Leaving out all images, write out the records that follow exactly.

──────────

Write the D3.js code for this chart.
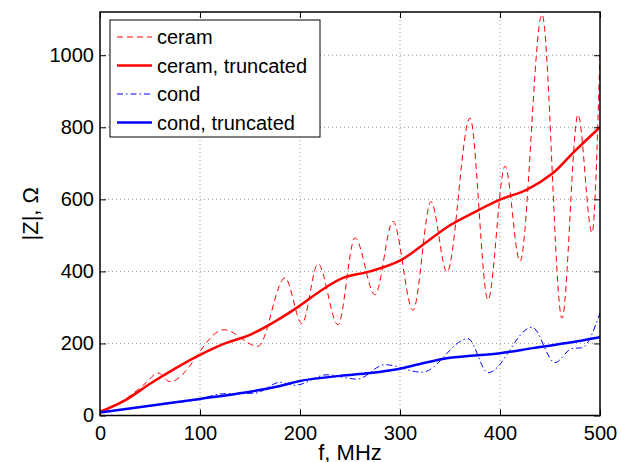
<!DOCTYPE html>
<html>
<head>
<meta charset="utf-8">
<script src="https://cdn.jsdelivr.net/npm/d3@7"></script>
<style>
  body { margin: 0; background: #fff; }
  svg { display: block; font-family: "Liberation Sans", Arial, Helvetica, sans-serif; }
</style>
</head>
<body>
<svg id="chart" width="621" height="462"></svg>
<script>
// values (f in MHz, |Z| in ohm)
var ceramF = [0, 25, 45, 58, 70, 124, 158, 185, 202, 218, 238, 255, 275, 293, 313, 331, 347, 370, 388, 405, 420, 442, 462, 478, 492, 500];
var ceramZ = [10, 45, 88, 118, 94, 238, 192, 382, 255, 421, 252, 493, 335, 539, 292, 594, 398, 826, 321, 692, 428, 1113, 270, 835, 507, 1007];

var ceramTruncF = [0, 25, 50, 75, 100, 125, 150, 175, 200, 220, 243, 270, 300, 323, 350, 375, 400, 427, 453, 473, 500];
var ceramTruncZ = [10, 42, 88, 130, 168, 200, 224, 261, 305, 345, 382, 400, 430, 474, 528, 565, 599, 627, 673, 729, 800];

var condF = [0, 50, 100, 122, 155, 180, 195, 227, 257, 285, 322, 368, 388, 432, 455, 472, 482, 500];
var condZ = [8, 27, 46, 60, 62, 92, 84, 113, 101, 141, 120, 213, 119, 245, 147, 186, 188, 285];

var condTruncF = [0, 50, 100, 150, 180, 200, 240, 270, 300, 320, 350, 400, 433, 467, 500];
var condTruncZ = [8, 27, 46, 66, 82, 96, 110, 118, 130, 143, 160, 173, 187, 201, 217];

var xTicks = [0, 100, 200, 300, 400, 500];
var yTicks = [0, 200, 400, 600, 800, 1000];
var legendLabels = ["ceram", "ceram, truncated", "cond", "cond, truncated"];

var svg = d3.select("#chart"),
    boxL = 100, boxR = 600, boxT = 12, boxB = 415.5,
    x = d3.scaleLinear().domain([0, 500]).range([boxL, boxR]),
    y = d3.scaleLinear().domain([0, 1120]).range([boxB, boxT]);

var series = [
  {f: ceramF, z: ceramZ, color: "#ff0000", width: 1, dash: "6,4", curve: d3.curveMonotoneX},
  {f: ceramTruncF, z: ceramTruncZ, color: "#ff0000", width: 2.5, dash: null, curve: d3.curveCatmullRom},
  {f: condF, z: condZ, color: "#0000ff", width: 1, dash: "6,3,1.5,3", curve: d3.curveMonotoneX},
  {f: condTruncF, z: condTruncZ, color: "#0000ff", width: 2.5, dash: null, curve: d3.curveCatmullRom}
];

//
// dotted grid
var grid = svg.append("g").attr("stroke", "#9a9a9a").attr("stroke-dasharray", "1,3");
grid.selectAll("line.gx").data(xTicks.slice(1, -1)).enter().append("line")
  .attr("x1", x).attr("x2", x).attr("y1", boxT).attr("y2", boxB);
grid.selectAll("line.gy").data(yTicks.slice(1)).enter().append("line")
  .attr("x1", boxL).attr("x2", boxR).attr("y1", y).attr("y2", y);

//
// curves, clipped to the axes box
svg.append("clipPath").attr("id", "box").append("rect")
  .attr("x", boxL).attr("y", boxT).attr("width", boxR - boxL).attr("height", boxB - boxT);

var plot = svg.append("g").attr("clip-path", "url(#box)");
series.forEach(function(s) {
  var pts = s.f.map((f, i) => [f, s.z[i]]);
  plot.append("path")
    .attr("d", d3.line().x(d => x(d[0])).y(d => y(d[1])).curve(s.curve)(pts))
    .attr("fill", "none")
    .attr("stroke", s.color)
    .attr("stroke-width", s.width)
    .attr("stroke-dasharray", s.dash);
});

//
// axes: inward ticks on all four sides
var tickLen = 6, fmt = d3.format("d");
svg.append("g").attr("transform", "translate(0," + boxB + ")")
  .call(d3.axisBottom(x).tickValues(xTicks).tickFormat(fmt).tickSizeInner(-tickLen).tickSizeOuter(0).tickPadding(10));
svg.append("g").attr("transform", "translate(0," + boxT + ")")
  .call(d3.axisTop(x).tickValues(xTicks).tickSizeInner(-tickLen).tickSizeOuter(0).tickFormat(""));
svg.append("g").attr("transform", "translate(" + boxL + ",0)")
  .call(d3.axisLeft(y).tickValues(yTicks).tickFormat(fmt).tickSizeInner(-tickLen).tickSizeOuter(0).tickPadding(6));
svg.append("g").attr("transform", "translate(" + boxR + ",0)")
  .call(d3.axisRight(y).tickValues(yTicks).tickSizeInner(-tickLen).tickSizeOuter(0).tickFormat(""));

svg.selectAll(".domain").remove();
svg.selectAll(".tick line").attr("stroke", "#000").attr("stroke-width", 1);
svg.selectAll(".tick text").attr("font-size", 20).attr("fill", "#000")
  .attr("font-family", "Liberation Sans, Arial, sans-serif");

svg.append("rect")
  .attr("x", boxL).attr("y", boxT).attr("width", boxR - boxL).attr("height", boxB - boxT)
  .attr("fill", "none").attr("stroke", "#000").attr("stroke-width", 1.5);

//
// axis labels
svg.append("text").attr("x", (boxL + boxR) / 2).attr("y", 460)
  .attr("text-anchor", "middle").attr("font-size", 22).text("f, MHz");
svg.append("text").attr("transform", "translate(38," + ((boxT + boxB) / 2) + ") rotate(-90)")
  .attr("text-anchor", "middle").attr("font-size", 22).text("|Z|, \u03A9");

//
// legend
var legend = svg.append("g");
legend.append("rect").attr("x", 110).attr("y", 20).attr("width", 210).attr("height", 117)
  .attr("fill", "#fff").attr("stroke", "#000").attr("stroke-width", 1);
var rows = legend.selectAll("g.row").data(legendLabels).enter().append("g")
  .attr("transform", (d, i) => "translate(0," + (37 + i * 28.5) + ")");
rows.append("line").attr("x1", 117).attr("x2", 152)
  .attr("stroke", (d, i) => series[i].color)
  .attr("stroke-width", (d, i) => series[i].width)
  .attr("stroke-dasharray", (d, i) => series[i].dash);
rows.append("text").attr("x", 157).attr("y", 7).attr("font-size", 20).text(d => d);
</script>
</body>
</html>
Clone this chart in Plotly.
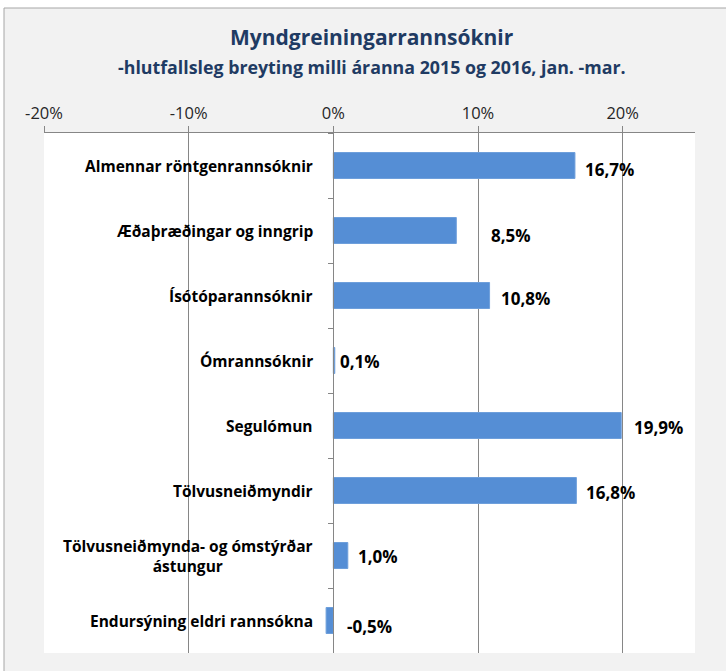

──────────

→ **CORRECT RESPONSE**
Write the D3.js code for this chart.
<!DOCTYPE html>
<html>
<head>
<meta charset="utf-8">
<script src="https://cdn.jsdelivr.net/npm/d3@7"></script>
<style>
  body { margin: 0; background: #fff; }
  svg { display: block; font-family: "Liberation Sans", Arial, Helvetica, sans-serif; }
</style>
</head>
<body>
<svg id="chart" width="621" height="462"></svg>
<script>
// values (f in MHz, |Z| in ohm)
var ceramF = [0, 25, 45, 58, 70, 124, 158, 185, 202, 218, 238, 255, 275, 293, 313, 331, 347, 370, 388, 405, 420, 442, 462, 478, 492, 500];
var ceramZ = [10, 45, 88, 118, 94, 238, 192, 382, 255, 421, 252, 493, 335, 539, 292, 594, 398, 826, 321, 692, 428, 1113, 270, 835, 507, 1007];

var ceramTruncF = [0, 25, 50, 75, 100, 125, 150, 175, 200, 220, 243, 270, 300, 323, 350, 375, 400, 427, 453, 473, 500];
var ceramTruncZ = [10, 42, 88, 130, 168, 200, 224, 261, 305, 345, 382, 400, 430, 474, 528, 565, 599, 627, 673, 729, 800];

var condF = [0, 50, 100, 122, 155, 180, 195, 227, 257, 285, 322, 368, 388, 432, 455, 472, 482, 500];
var condZ = [8, 27, 46, 60, 62, 92, 84, 113, 101, 141, 120, 213, 119, 245, 147, 186, 188, 285];

var condTruncF = [0, 50, 100, 150, 180, 200, 240, 270, 300, 320, 350, 400, 433, 467, 500];
var condTruncZ = [8, 27, 46, 66, 82, 96, 110, 118, 130, 143, 160, 173, 187, 201, 217];

var xTicks = [0, 100, 200, 300, 400, 500];
var yTicks = [0, 200, 400, 600, 800, 1000];
var legendLabels = ["ceram", "ceram, truncated", "cond", "cond, truncated"];

var svg = d3.select("#chart"),
    boxL = 100, boxR = 600, boxT = 12, boxB = 415.5,
    x = d3.scaleLinear().domain([0, 500]).range([boxL, boxR]),
    y = d3.scaleLinear().domain([0, 1120]).range([boxB, boxT]);

var series = [
  {f: ceramF, z: ceramZ, color: "#ff0000", width: 1, dash: "6,4", curve: d3.curveMonotoneX},
  {f: ceramTruncF, z: ceramTruncZ, color: "#ff0000", width: 2.5, dash: null, curve: d3.curveCatmullRom},
  {f: condF, z: condZ, color: "#0000ff", width: 1, dash: "6,3,1.5,3", curve: d3.curveMonotoneX},
  {f: condTruncF, z: condTruncZ, color: "#0000ff", width: 2.5, dash: null, curve: d3.curveCatmullRom}
];

//
// dotted grid
var grid = svg.append("g").attr("stroke", "#9a9a9a").attr("stroke-dasharray", "1,3");
grid.selectAll("line.gx").data(xTicks.slice(1, -1)).enter().append("line")
  .attr("x1", x).attr("x2", x).attr("y1", boxT).attr("y2", boxB);
grid.selectAll("line.gy").data(yTicks.slice(1)).enter().append("line")
  .attr("x1", boxL).attr("x2", boxR).attr("y1", y).attr("y2", y);

//
// curves, clipped to the axes box
svg.append("clipPath").attr("id", "box").append("rect")
  .attr("x", boxL).attr("y", boxT).attr("width", boxR - boxL).attr("height", boxB - boxT);

var plot = svg.append("g").attr("clip-path", "url(#box)");
series.forEach(function(s) {
  var pts = s.f.map((f, i) => [f, s.z[i]]);
  plot.append("path")
    .attr("d", d3.line().x(d => x(d[0])).y(d => y(d[1])).curve(s.curve)(pts))
    .attr("fill", "none")
    .attr("stroke", s.color)
    .attr("stroke-width", s.width)
    .attr("stroke-dasharray", s.dash);
});

//
// axes: inward ticks on all four sides
var tickLen = 6, fmt = d3.format("d");
svg.append("g").attr("transform", "translate(0," + boxB + ")")
  .call(d3.axisBottom(x).tickValues(xTicks).tickFormat(fmt).tickSizeInner(-tickLen).tickSizeOuter(0).tickPadding(10));
svg.append("g").attr("transform", "translate(0," + boxT + ")")
  .call(d3.axisTop(x).tickValues(xTicks).tickSizeInner(-tickLen).tickSizeOuter(0).tickFormat(""));
svg.append("g").attr("transform", "translate(" + boxL + ",0)")
  .call(d3.axisLeft(y).tickValues(yTicks).tickFormat(fmt).tickSizeInner(-tickLen).tickSizeOuter(0).tickPadding(6));
svg.append("g").attr("transform", "translate(" + boxR + ",0)")
  .call(d3.axisRight(y).tickValues(yTicks).tickSizeInner(-tickLen).tickSizeOuter(0).tickFormat(""));

svg.selectAll(".domain").remove();
svg.selectAll(".tick line").attr("stroke", "#000").attr("stroke-width", 1);
svg.selectAll(".tick text").attr("font-size", 20).attr("fill", "#000")
  .attr("font-family", "Liberation Sans, Arial, sans-serif");

svg.append("rect")
  .attr("x", boxL).attr("y", boxT).attr("width", boxR - boxL).attr("height", boxB - boxT)
  .attr("fill", "none").attr("stroke", "#000").attr("stroke-width", 1.5);

//
// axis labels
svg.append("text").attr("x", (boxL + boxR) / 2).attr("y", 460)
  .attr("text-anchor", "middle").attr("font-size", 22).text("f, MHz");
svg.append("text").attr("transform", "translate(38," + ((boxT + boxB) / 2) + ") rotate(-90)")
  .attr("text-anchor", "middle").attr("font-size", 22).text("|Z|, \u03A9");

//
// legend
var legend = svg.append("g");
legend.append("rect").attr("x", 110).attr("y", 20).attr("width", 210).attr("height", 117)
  .attr("fill", "#fff").attr("stroke", "#000").attr("stroke-width", 1);
var rows = legend.selectAll("g.row").data(legendLabels).enter().append("g")
  .attr("transform", (d, i) => "translate(0," + (37 + i * 28.5) + ")");
rows.append("line").attr("x1", 117).attr("x2", 152)
  .attr("stroke", (d, i) => series[i].color)
  .attr("stroke-width", (d, i) => series[i].width)
  .attr("stroke-dasharray", (d, i) => series[i].dash);
rows.append("text").attr("x", 157).attr("y", 7).attr("font-size", 20).text(d => d);
</script>
</body>
</html>
Clone this chart in Plotly.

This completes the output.